The cell transplantation procedure included harvesting the donor muscles (in these cases, the thigh muscles), and loading them in a catheter, which was threaded through the heart vessels (coronary arteries), much like a diagnostic cardiac catheterization or angioplasty, and injected into the scarred muscles of the heart. These cells grow and generate muscle “production” which become part of the heart muscles, enabling them to regain their effective contractility.
Patients who had the cell transplantation done had improved left ventricular ejection fraction (LVEF), which is a measure of the heart’s ability to pump effectively and eject oxygen and nutrition-rich blood into the circulation.
While the preliminary study is exciting and shows promise, more extensive studies by different heart centers and investigators are in progress.
Drug abuse
Some users call it DXM, others, Dex, for dextromethorphan. This is an ingredient in very popular over-the-counter cough and cold remedies, about 125 of them. Other medications have been nicknamed Robo” for Robitussin and CCC for Coricidin, cough and Cold tablets. Other names “Candy,” “Red Devils,” and “Skittles.”
According to the statistics of the United States government, generations of teenagers have consumed the cough suppressant dextromethorphan (DXM) to get high, and about two thousand of these users ended up in emergency rooms all over the country each year. In 2002, it was 2311. In the 1970s, DXM replaced codeine, a powerful cough suppressant and pain killer. Since then, DXM has been abused, especially by young people. National Institute of Drug Abuse (NIDA), in its 2017 surgery showed “the rates of alcohol and tobacco use by the nation’s youth are declining, but an increase in lysergic acid diethylamide (LSD) use in high school seniors was evident.”

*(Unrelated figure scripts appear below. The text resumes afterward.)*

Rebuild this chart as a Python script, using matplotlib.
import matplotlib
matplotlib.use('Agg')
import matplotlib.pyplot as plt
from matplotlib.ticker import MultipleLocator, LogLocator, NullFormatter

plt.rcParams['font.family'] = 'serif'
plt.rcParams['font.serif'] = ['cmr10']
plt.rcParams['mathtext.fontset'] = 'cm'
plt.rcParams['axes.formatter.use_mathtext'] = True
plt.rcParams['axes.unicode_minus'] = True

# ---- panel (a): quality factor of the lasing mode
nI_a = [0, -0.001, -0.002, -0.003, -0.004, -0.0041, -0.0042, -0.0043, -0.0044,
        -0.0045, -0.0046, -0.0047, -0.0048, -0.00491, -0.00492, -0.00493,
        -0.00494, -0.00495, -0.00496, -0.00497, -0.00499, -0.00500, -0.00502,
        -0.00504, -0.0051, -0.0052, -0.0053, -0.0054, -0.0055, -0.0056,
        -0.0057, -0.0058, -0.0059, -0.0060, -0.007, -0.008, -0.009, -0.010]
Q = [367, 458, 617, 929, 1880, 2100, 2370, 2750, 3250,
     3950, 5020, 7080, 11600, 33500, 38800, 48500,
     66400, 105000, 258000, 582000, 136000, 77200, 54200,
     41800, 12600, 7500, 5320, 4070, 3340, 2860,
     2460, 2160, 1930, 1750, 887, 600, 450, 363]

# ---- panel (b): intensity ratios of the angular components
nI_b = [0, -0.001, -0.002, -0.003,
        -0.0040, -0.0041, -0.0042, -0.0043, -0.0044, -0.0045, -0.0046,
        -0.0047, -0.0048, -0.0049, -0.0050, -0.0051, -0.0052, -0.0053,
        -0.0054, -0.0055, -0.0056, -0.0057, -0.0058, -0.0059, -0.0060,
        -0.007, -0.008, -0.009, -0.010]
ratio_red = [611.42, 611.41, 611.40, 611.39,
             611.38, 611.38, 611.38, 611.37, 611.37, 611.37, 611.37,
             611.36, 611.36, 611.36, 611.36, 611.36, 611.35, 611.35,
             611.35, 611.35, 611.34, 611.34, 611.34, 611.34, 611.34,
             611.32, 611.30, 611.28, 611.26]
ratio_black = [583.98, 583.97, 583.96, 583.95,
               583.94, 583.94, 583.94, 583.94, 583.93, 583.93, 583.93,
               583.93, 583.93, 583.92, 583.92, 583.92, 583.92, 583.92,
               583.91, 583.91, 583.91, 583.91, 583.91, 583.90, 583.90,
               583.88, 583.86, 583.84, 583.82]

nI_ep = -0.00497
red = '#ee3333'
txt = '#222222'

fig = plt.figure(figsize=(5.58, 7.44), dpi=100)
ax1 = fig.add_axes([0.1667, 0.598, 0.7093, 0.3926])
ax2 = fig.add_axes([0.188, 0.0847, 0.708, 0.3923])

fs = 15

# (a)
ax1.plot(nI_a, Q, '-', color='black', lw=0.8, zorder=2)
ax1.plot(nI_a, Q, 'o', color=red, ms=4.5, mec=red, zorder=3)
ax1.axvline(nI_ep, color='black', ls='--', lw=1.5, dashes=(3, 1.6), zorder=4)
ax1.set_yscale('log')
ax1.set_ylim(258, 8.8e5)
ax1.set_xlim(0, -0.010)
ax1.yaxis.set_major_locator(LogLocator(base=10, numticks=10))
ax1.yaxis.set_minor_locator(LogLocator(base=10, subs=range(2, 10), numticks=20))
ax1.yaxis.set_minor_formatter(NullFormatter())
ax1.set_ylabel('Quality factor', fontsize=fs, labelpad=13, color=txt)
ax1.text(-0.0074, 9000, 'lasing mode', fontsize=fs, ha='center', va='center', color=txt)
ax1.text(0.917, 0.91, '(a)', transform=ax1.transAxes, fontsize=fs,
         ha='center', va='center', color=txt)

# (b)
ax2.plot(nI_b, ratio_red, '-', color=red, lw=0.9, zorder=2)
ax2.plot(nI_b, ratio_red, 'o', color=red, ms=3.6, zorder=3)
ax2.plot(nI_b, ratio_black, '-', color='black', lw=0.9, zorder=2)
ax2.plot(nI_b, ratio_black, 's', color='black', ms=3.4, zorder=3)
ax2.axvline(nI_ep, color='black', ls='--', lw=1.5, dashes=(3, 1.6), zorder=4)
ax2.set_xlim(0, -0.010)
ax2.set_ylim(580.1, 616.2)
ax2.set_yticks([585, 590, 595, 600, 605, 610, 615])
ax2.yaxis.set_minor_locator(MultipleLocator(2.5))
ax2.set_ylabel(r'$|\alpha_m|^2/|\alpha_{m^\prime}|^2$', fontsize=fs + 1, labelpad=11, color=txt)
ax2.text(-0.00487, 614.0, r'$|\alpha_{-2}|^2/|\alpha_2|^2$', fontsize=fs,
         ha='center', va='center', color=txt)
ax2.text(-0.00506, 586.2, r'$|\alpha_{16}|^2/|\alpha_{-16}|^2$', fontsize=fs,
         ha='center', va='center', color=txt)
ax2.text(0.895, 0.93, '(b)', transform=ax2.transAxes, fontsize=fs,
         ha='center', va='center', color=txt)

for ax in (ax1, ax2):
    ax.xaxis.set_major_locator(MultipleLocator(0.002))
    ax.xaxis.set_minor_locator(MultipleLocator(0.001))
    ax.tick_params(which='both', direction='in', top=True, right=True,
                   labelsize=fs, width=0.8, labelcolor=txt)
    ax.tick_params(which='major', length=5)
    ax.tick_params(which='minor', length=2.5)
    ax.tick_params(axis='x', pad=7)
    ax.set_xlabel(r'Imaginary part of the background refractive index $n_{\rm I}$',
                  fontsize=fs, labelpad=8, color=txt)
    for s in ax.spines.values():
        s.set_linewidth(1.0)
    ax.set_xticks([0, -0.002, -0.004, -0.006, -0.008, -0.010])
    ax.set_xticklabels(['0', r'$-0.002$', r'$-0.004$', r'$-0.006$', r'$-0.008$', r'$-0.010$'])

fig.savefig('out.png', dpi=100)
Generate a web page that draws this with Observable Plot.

Heart failure and cholesterol
Medical science and technology are a most dynamic duo. A new study published the Journal of American Cardiology
indicated that heart failure patients may benefit from higher cholesterol level. While a cholesterol level of 150 mg/dl is the healthy target for the rest of us to achieve (often times with great difficulty for many of us), patients with heart failure with higher cholesterol level appeared to have a 25 percent greater survival rate for each mmol/l (roughly 232 mg/dl) when compared to those heart failure patients with lower cholesterol. This is something new, and the exact rationale still eludes researchers. They
hypothesize lipoproteins (which are fats contained in cholesterol) “absorb potentially harmful bacteria that can be dangerous to heart failure patients.”
Investigators warned against concluding that low cholesterol increases the mortality rate among heart failure patients. Further studies on more subjects are required to support this preliminary finding before a valid and final scientific conclusion could be drawn. One word of caution: this study pertains only to patients with heart failure. For the rest of us, those lucky ones without heart disease and heart failure, the recommended level of cholesterol is still no higher than 150, if we are to prevent heart attack and stroke.
Green tea
Soft drinks, cola or uncola, regular or diet, flavored or not, are all toxic to the body, for adults and especially for children. They increase the risk for Metabolic Syndrome. Millions around the world have stopped drinking soft drinks. Coffee is healthy but tea appears to take the lead as the healthiest beverage. Tea, in general, especially green tea, a potent antioxidant that protects the body from damaging free radicals, is the best, as we have written about in this column 15 years ago. Indeed, the best is tea, the drink of choice for more than 5000 years in Asia, for its great overall beneficial health effects for our heart and general well-being.
The general recommendation for daily fluid intake of 8 to 10 glasses should include filtered, clean, good old-fashioned water. For breakfast and snack time beverage green tea is great, as it helps in food digestion also. Let’s drink to health. Cheers!